HEAG: 'Connect, collaborate'
THE LARGEST ENVIRONMENTAL GROUP ON CAMPUS IS THE HAMILTON Environmental Action Group, which meets weekly to discuss sustainability and ways to raise awareness of critical green issues. The group draws 30 to 40 students to its meetings and has 175 on its e-mail list, says Catie Ferrara '11, who serves as co-president with Jeremy Gleason '11. The group sponsors a campus-wide Green Week each semester, offering films, concerts, campus cleanups, outreach programs and other events. A second major fall event is November's Dorm Energy Battle, in which dorms compete to use energy more efficiently. The competition uses Hamilton's Energy Dashboard (www.hamilton.edu/dashboard), a real-time online measurement of kilowatt hours used by campus buildings.
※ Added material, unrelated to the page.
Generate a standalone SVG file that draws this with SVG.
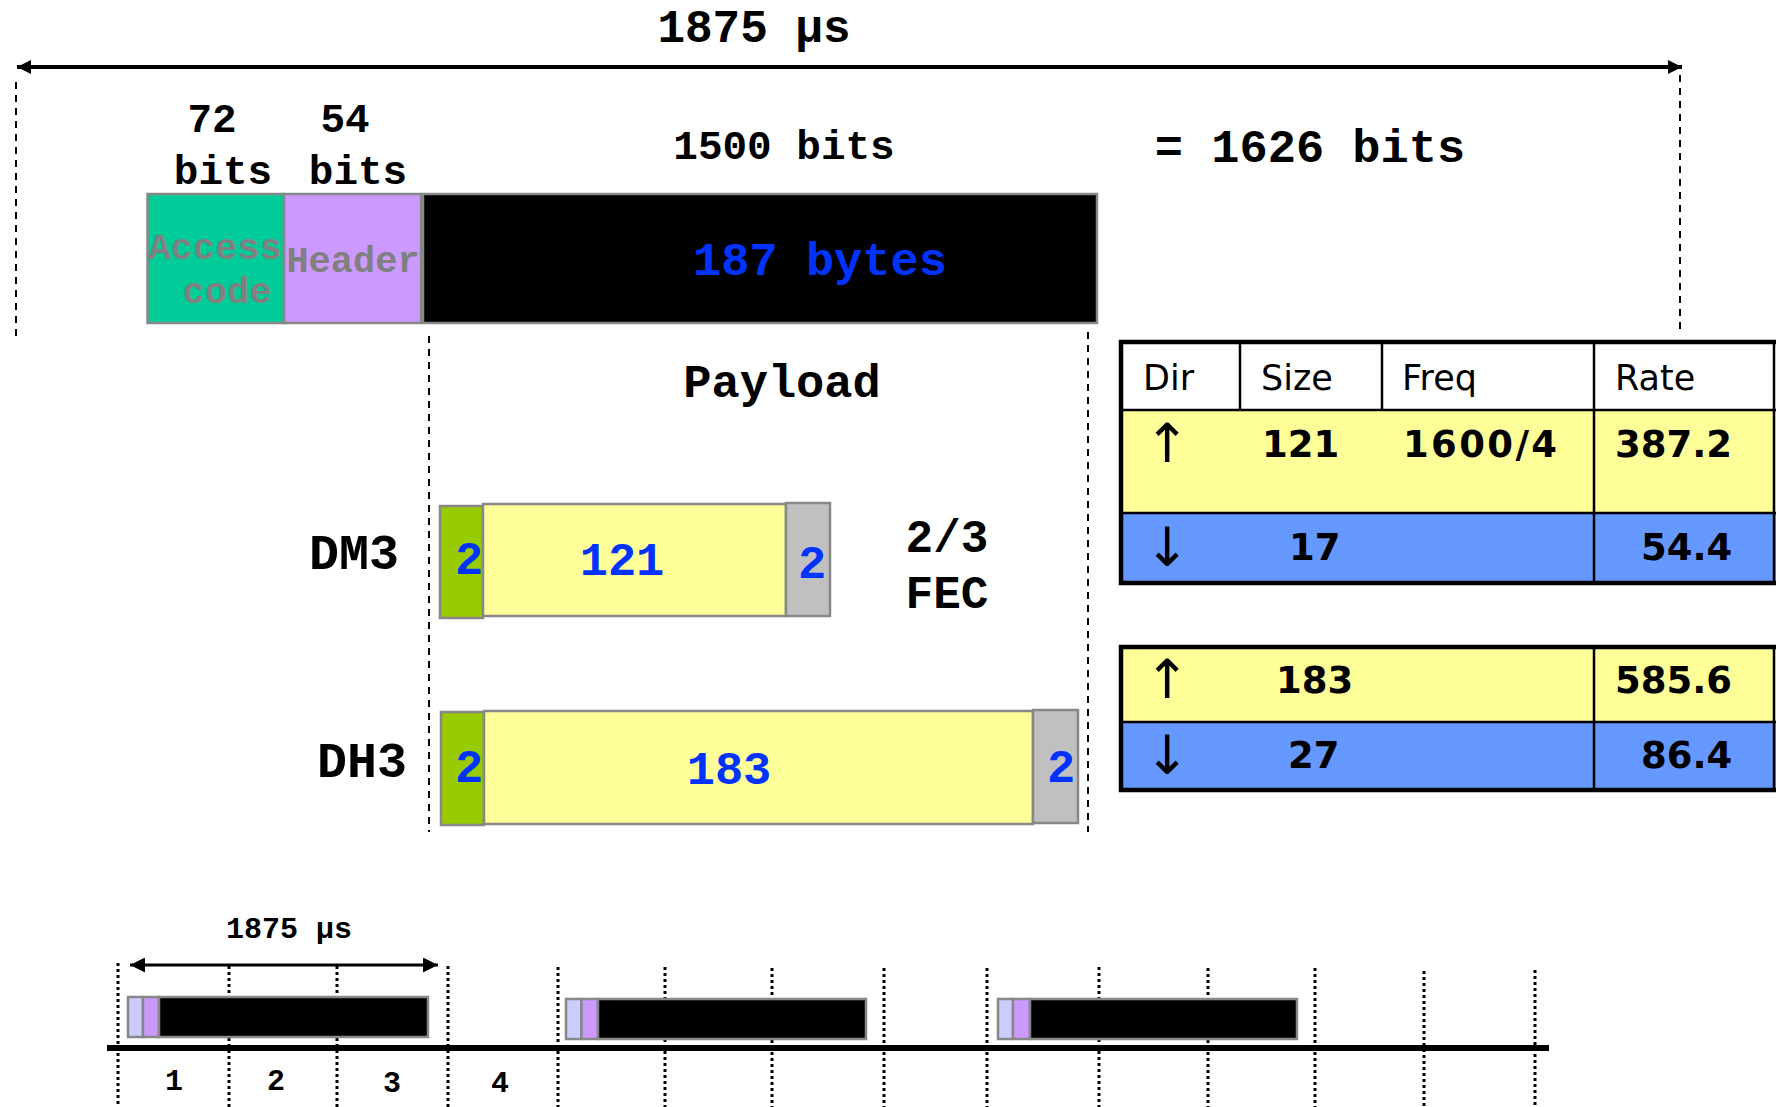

"We see the competition as a way for students to become aware of and interested in how they use energy," Gleason says. "The incentive to win the competition is a pizza party for the dorm that uses the least energy." In addition, HEAG is working with Bon Appétit to reduce food waste and save water by limiting the use of trays in dining halls; a Trayless Tuesday was introduced this year, with the hope of making it a regular event. And the group has representatives on the College's Sustainability Committee as well as members who work with professors on individual initiatives related to the environment.

HEAG "allows students with like goals to connect and collaborate," Treasurer Heather Parker '11 says, and the fact that it is a student-run group can make it "more effective in engaging students." But it has an importance beyond specific projects and activities. It also provides "an accessible and open forum in which students can toss around their ideas concerning environmental issues and activities," Parker says. In addition, Ferrara notes, part of HEAG's mission is to nurture and advise smaller issue-oriented teams. "We help these students find out who they need to talk to and request funding for projects," she says. "Often, at HEAG meetings, we break up into small groups with specific goals, like reducing energy use in dorms or reducing food waste in the dining halls."